Inside Out | How many rats are there in Hong Kong? Their thriving population reflects human society’s inability to clean up after ourselves
- Assuming the same demographic as London or New York, Hong Kong’s population of 7 million people can support at least 10 million rats
- Rats breed remarkably well. A single copulating couple can create a litter of 270 in 30 weeks, 5,900 rats in 46 weeks, and just under 12,000 within a year
One of my more frustrating data searches recently had been to track down the global population of rats. “Everyone agrees they outnumber us, but no-one seems eager to count,” as one research note unhelpfully observed.
The thought returned over the weekend, as a recently opened Egyptian tomb revealed not just a well-preserved 2,000-year-old mother and son, but also about 50 mummified rats, cats and falcons. It seems rats back then were held in higher regard than they are today. Assuming, of course, you ignore Mickey Mouse, Tom and Jerry cartoons, and the quaint cartoon film Ratatouille.
Yet, as we talk about the Anthropocene Era and the role of humans in shaping – and potentially destroying – the benign climate in which we have thrived for the past couple of hundred thousand years, we must surely acknowledge the role played by our Anthropocene partners-in-arms – dogs, cattle, pigeons, sparrows, cockroaches, and of course, rats.
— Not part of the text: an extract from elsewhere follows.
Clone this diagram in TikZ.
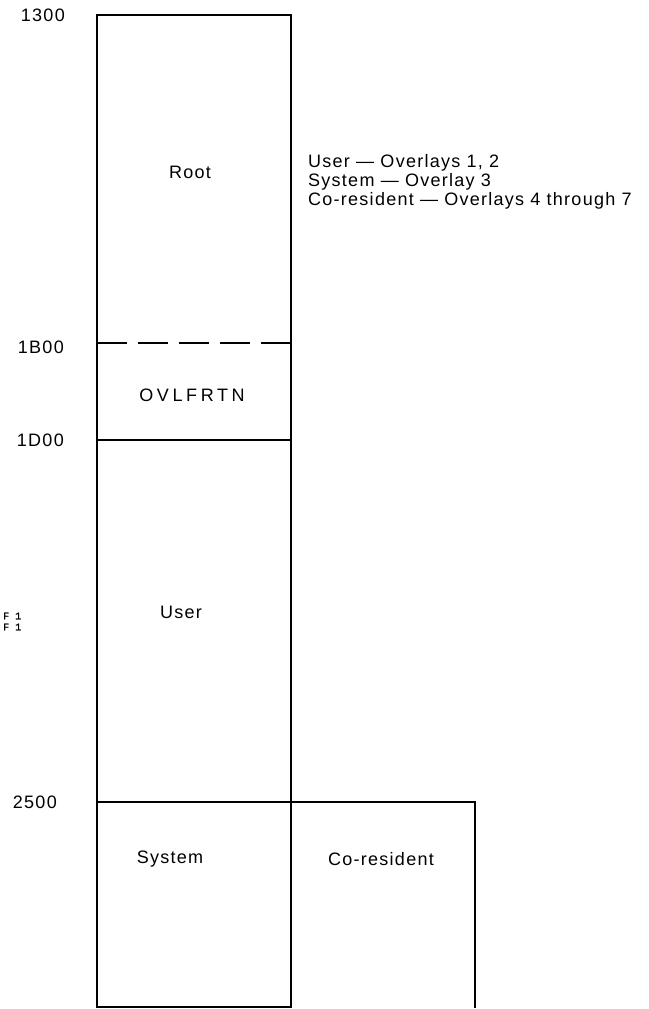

However crazy and disastrous Mao Zedong’s 1958 “four pests” campaign was, at least Mao acknowledged the inseparable linkage between man and his followers-on. The exercise, which mobilised the nation to exterminate what Mao regarded as vermin – rats, sparrows, mosquitoes and flies – turned the Great Leap Forward into a great leap backward as insect populations exploded while famine killed tens of millions of people.
Mao’s era also provided one of the only empirical estimates of China’s rat population: a total of around 1.2 billion rats were reportedly killed, along with 1 billion sparrows, 220 million tonnes of flies, and 24 million tonnes of mosquitoes.